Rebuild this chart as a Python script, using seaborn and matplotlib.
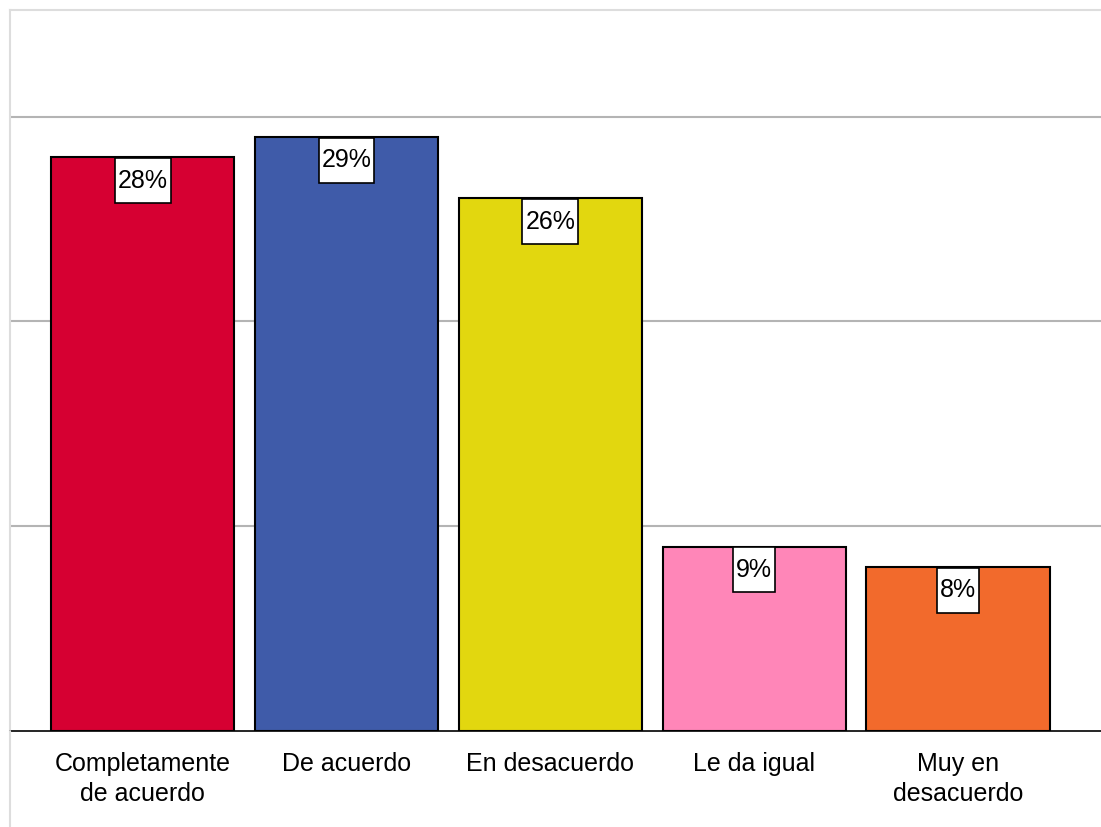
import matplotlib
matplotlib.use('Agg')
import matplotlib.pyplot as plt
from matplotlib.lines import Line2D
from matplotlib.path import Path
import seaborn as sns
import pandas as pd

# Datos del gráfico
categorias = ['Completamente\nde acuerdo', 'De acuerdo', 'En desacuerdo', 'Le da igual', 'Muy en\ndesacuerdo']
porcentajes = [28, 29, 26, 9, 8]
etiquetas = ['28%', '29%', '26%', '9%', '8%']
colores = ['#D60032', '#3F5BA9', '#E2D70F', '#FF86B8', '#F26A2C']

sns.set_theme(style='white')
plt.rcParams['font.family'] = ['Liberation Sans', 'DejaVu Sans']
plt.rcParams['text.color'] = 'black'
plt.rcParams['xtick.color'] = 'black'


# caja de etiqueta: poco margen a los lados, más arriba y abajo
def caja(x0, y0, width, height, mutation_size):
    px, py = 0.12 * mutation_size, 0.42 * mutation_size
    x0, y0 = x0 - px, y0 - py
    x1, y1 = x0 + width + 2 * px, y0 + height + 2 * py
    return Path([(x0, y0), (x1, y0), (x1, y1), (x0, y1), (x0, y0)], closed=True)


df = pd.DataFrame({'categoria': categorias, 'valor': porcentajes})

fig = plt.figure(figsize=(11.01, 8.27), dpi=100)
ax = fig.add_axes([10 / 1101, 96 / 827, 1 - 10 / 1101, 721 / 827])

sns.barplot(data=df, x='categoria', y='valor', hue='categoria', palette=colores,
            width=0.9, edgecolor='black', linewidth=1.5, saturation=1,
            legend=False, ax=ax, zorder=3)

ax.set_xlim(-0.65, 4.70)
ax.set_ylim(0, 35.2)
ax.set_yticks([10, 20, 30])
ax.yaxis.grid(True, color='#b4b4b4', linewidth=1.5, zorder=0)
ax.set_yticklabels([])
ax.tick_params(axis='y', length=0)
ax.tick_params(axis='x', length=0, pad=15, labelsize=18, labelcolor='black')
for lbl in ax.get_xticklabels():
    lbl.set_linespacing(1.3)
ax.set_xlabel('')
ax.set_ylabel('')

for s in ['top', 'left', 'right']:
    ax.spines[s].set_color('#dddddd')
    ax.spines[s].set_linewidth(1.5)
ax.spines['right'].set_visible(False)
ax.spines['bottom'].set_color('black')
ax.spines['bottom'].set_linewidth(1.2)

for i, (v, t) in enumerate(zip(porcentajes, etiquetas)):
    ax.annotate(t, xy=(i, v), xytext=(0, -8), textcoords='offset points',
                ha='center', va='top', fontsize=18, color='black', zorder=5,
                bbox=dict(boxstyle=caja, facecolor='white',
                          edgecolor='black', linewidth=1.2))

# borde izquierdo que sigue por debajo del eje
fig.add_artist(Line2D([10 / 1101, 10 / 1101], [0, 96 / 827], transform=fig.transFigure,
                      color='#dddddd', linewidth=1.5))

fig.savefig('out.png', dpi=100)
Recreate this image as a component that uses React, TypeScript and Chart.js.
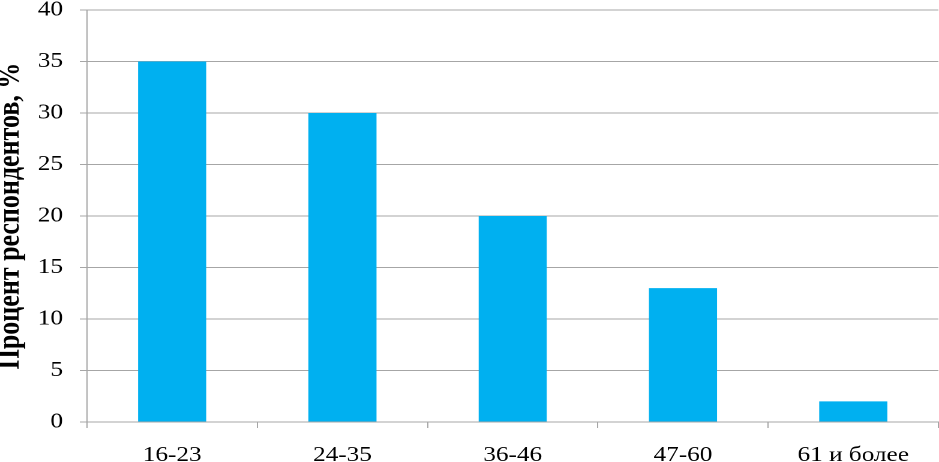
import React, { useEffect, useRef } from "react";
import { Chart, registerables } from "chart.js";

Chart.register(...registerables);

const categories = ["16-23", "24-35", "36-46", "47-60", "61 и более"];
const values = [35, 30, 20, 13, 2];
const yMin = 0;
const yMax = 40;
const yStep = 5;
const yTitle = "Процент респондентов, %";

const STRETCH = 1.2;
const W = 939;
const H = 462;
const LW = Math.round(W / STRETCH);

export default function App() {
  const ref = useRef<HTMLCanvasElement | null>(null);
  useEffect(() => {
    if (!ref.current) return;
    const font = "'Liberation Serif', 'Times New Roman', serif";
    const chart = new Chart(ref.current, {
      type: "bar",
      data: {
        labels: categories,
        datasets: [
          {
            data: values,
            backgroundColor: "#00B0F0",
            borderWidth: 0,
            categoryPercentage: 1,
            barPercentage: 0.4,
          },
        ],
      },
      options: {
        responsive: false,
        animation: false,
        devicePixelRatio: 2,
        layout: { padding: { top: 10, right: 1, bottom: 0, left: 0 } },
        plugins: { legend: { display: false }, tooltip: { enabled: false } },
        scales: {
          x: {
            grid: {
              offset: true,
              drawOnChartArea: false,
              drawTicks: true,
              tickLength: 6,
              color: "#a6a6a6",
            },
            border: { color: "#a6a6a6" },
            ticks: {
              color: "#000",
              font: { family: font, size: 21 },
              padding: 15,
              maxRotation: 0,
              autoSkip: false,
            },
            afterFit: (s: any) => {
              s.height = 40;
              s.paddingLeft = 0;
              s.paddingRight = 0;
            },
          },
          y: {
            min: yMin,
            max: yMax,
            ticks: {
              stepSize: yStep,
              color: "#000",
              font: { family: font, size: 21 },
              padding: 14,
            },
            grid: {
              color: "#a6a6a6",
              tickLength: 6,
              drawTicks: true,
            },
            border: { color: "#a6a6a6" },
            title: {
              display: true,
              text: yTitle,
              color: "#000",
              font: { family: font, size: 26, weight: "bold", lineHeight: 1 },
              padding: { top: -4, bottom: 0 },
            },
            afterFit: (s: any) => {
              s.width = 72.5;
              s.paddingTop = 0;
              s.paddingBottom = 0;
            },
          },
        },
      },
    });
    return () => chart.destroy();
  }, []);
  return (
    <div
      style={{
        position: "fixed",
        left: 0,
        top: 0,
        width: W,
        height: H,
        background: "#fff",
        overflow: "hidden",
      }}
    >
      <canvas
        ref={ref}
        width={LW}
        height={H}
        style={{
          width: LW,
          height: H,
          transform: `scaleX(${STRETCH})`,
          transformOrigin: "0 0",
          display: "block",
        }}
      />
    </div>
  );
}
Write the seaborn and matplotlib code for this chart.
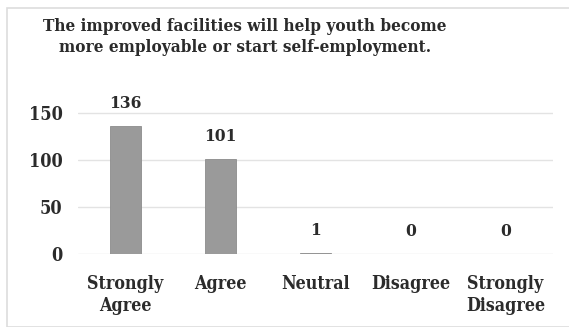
__________________________________________________
* Task requirements *
Only the lines from the start of the records to the one containing "ax.set_ylabel('')" should be repeated, exactly and with both ends kept; drop any pictures.

* Answer to the exercise *
Rebuild this chart as a Python script, using seaborn and matplotlib.
import matplotlib
matplotlib.use('Agg')
import matplotlib.pyplot as plt
from matplotlib.lines import Line2D
from matplotlib.path import Path
import seaborn as sns
import pandas as pd

# Datos del gráfico
categorias = ['Completamente\nde acuerdo', 'De acuerdo', 'En desacuerdo', 'Le da igual', 'Muy en\ndesacuerdo']
porcentajes = [28, 29, 26, 9, 8]
etiquetas = ['28%', '29%', '26%', '9%', '8%']
colores = ['#D60032', '#3F5BA9', '#E2D70F', '#FF86B8', '#F26A2C']

sns.set_theme(style='white')
plt.rcParams['font.family'] = ['Liberation Sans', 'DejaVu Sans']
plt.rcParams['text.color'] = 'black'
plt.rcParams['xtick.color'] = 'black'


# caja de etiqueta: poco margen a los lados, más arriba y abajo
def caja(x0, y0, width, height, mutation_size):
    px, py = 0.12 * mutation_size, 0.42 * mutation_size
    x0, y0 = x0 - px, y0 - py
    x1, y1 = x0 + width + 2 * px, y0 + height + 2 * py
    return Path([(x0, y0), (x1, y0), (x1, y1), (x0, y1), (x0, y0)], closed=True)


df = pd.DataFrame({'categoria': categorias, 'valor': porcentajes})

fig = plt.figure(figsize=(11.01, 8.27), dpi=100)
ax = fig.add_axes([10 / 1101, 96 / 827, 1 - 10 / 1101, 721 / 827])

sns.barplot(data=df, x='categoria', y='valor', hue='categoria', palette=colores,
            width=0.9, edgecolor='black', linewidth=1.5, saturation=1,
            legend=False, ax=ax, zorder=3)

ax.set_xlim(-0.65, 4.70)
ax.set_ylim(0, 35.2)
ax.set_yticks([10, 20, 30])
ax.yaxis.grid(True, color='#b4b4b4', linewidth=1.5, zorder=0)
ax.set_yticklabels([])
ax.tick_params(axis='y', length=0)
ax.tick_params(axis='x', length=0, pad=15, labelsize=18, labelcolor='black')
for lbl in ax.get_xticklabels():
    lbl.set_linespacing(1.3)
ax.set_xlabel('')
ax.set_ylabel('')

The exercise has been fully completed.